Entropy in time series
To estimate the entropy of an observed time series, we need some method for deciding how predictable the series is, what are the redundancies in the series we can exploit in order to know what is going to happen next? We’ll use a measure called Sample Entropy or SampEn, which can be interpreted as measuring the average amount of information that is needed in order to represent all the (patterns) of values observed in the time series. If we need lots of information, this means the time series is unpredictable, random and the SampEn will be high. If we need just a few bits of information, this means the time series is very predictable, deterministic and the SampEn will be low.
More formally: Sample entropy is the negative natural logarithm of the conditional probability that a dataset of length \(N\), having repeated itself within a tolerance \(r\) for \(m\) points, will also repeat itself for \(m+1\) points.

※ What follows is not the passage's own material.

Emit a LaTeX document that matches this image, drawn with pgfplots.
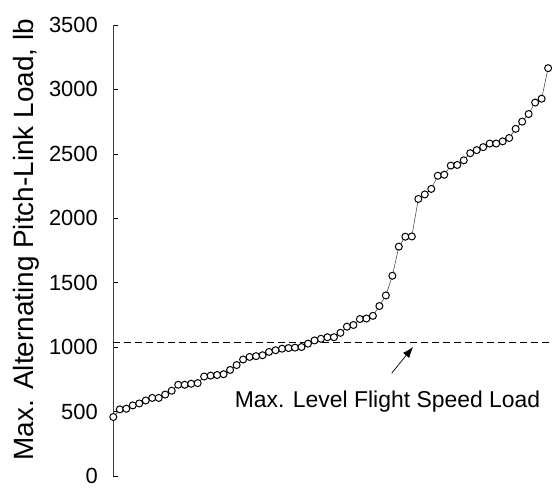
\documentclass[border=0pt]{standalone}
\usepackage{pgfplots}
\pgfplotsset{compat=1.18}
\usepackage{fontspec}
\setmainfont{Liberation Sans}
\usetikzlibrary{arrows.meta}

\pgfplotstableread{
x y
0 458
1 517
2 522
3 548
4 563
5 586
6 606
7 606
8 632
9 662
10 708
11 708
12 716
13 721
14 772
15 779
16 784
17 790
18 823
19 861
20 904
21 924
22 930
23 937
24 963
25 976
26 988
27 993
28 996
29 1001
30 1027
31 1052
32 1065
33 1077
34 1077
35 1111
36 1159
37 1172
38 1218
39 1222
40 1243
41 1319
42 1401
43 1554
44 1780
45 1857
46 1859
47 2150
48 2185
49 2228
50 2330
51 2338
52 2409
53 2414
54 2450
55 2505
56 2529
57 2552
58 2580
59 2580
60 2597
61 2623
62 2694
63 2750
64 2809
65 2898
66 2928
67 3165
}\loads

\begin{document}
\begin{tikzpicture}
\begin{axis}[
  scale only axis, width=438.7bp, height=451bp,
  xmin=0, xmax=67.6, ymin=0, ymax=3500,
  axis x line=none, axis y line=left, axis line style={-},
  y axis line style={black!75, line width=0.6bp},
  ytick={0,500,...,3500}, xtick=\empty,
  tick align=inside, major tick length=4.5bp,
  ytick style={black, line width=0.6bp},
  yticklabel style={font=\fontsize{22}{26}\selectfont, xshift=-12bp},
  /pgf/number format/assume math mode=true,
  /pgf/number format/1000 sep={},
  clip=false,
]
\addplot[black, dash pattern=on 7bp off 4bp, line width=0.8bp] coordinates {(0,1040) (67.6,1040)};
\addplot[black!80, line width=0.5bp, mark=*, mark size=3.5bp,
  mark options={fill=white, draw=black, line width=1bp, solid}] table[x=x,y=y] {\loads};
\draw[-{Latex[length=11bp,width=8bp]}, line width=0.7bp] (axis cs:42.9,798) -- (axis cs:46.2,1002);
\node[anchor=base, font=\fontsize{23}{28}\selectfont, inner sep=0pt] at (axis cs:42.25,533) {Max. Level Flight Speed Load};
\node[rotate=90, anchor=base, font=\fontsize{28}{33}\selectfont, inner sep=0pt] at (axis cs:-12.37,1833) {Max. Alternating Pitch-Link Load, lb};
\coordinate (bl) at (rel axis cs:0,0);
\coordinate (tr) at (rel axis cs:1,1);
\end{axis}
\pgfresetboundingbox
\path[use as bounding box] ([shift={(-113.3bp,-13bp)}]bl) rectangle ([shift={(0bp,25bp)}]tr);
\end{tikzpicture}
\end{document}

\(P = \frac{distance\ between\ values\ in\ data\ segment\ of\ length\ m+1\ <\ r}{distance\ between\ values\ in\ data\ segment\ of\ length\ m\ <\ r}\)
\(SampEn = −\log P\)
Figure 5.5 can be used to lookup which value of SampEn
corresponds to which type of dynamics. As expected, white noise has the highest SampEn, it is the most unpredictable type of noise. The other noises, towards (infra) red and (ultra) violet noise are characterised by increasingly dominant high and low frequency oscillations, which are redundancies, and they make the behaviour of the series predictable.